Work to do - Sort through the data and copy the lines holding the word "React".
-*-*-
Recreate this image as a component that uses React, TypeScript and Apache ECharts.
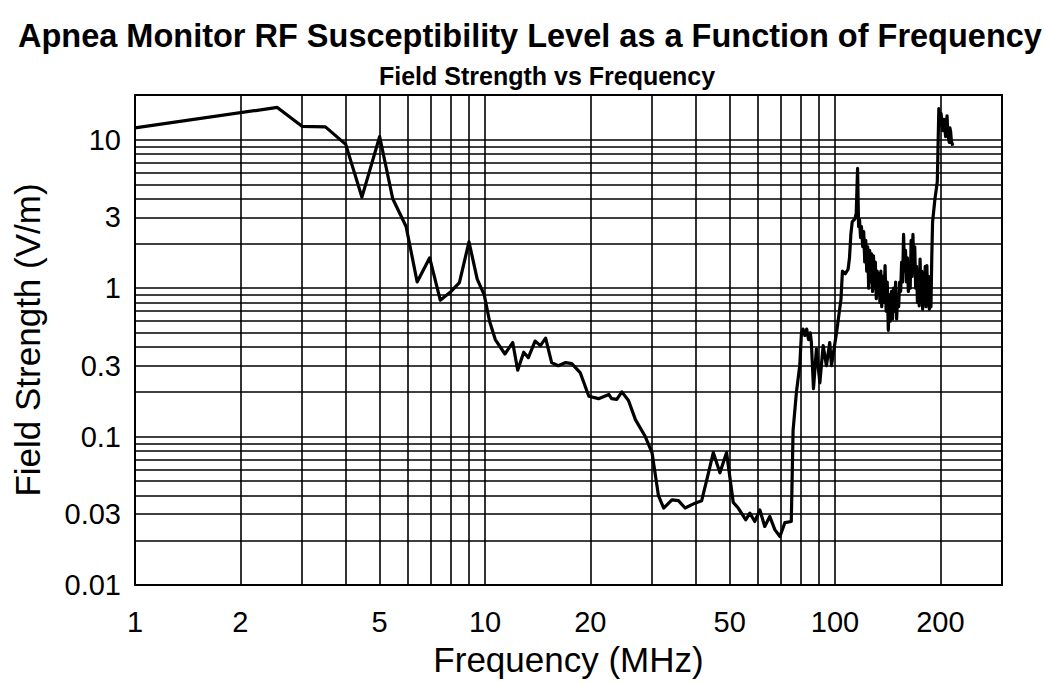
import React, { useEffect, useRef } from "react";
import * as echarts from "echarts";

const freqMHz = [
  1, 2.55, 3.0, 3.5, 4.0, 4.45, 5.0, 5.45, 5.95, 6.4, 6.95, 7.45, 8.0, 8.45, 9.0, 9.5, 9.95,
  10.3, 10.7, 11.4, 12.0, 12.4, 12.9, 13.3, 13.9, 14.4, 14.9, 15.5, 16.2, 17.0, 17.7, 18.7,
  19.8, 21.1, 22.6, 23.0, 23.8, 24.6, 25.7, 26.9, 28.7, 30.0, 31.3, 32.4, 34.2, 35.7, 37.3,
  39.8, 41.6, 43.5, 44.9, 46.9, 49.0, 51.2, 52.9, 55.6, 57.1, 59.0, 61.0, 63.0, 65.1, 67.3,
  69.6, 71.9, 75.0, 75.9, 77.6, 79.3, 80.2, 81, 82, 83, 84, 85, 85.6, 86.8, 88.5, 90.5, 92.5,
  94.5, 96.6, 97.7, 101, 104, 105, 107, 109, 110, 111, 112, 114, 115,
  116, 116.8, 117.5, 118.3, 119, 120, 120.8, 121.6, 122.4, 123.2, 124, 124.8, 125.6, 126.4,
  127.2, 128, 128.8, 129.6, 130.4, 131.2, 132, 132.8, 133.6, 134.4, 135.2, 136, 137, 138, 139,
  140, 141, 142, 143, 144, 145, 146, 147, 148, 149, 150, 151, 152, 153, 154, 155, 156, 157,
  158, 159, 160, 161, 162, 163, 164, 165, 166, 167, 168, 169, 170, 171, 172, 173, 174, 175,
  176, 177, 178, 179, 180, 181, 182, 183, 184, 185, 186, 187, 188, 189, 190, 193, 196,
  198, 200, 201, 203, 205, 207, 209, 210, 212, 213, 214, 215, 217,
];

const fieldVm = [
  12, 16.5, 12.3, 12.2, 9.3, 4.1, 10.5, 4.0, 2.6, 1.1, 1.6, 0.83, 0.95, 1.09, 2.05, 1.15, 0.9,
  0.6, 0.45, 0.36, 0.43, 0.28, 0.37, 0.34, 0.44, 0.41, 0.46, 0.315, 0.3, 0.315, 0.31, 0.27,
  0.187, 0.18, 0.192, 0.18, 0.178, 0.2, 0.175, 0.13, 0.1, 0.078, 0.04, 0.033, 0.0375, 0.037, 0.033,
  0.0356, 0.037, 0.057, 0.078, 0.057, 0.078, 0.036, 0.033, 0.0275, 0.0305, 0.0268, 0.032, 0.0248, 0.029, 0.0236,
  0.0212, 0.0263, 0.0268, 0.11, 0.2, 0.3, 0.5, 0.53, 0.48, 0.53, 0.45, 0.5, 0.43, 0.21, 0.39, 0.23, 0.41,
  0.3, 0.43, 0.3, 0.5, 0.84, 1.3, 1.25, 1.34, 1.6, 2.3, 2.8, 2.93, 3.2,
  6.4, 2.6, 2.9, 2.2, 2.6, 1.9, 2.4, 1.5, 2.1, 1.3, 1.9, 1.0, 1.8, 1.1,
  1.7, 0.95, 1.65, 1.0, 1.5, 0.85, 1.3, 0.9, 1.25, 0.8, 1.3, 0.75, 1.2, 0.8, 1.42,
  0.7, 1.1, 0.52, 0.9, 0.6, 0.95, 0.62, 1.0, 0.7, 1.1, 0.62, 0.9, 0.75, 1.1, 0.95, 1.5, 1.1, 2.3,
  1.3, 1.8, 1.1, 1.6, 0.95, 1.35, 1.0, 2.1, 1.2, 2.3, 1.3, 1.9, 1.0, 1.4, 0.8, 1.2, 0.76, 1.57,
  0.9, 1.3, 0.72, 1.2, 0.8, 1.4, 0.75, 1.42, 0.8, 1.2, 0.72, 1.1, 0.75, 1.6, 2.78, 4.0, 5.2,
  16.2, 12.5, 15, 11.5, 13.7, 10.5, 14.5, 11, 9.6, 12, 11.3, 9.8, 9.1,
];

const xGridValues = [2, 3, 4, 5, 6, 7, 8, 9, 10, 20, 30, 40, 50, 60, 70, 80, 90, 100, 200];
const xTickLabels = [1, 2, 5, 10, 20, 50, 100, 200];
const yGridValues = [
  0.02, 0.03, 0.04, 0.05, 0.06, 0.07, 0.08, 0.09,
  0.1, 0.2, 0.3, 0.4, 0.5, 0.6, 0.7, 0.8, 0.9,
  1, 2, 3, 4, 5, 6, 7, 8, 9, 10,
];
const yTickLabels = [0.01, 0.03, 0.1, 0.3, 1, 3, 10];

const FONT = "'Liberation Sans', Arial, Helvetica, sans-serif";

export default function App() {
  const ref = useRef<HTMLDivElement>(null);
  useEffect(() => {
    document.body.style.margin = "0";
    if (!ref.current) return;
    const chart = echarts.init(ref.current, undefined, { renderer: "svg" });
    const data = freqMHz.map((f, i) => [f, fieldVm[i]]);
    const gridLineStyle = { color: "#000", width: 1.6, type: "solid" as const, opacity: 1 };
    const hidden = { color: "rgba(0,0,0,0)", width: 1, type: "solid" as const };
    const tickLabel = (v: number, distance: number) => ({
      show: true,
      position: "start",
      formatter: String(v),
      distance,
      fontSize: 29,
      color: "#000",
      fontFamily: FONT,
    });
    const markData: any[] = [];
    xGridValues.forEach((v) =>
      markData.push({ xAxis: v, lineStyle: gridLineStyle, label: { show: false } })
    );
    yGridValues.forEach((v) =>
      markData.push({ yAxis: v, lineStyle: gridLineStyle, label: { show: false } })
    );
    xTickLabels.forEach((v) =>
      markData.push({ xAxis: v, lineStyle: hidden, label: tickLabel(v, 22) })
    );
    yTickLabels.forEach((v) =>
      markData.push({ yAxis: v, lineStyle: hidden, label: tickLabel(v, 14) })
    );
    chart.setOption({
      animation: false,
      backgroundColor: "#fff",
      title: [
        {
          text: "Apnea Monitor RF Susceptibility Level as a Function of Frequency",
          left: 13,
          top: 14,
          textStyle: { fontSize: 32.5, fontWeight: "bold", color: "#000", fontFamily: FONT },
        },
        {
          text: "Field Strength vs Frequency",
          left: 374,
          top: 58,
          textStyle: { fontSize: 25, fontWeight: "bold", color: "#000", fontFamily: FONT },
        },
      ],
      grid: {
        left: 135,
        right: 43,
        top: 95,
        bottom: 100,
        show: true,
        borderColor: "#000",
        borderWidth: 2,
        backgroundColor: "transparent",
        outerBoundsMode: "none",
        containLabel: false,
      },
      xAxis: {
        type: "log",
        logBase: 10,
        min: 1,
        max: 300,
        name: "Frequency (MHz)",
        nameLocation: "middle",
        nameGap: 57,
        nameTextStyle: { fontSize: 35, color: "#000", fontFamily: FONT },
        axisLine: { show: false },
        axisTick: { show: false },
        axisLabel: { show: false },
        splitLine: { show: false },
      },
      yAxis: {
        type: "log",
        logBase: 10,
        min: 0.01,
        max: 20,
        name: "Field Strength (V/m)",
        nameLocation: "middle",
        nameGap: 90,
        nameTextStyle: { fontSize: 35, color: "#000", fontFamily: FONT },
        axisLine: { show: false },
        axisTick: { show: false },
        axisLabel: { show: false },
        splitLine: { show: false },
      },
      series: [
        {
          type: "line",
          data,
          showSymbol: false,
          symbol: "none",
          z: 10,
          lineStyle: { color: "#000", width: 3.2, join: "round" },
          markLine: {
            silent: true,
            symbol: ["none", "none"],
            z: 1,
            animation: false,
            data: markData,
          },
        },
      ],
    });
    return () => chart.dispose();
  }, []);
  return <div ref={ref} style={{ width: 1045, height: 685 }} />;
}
-*-*-
Answer to the problem -
Recreate this image as a component that uses React, TypeScript and Apache ECharts.
import React, { useEffect, useRef } from "react";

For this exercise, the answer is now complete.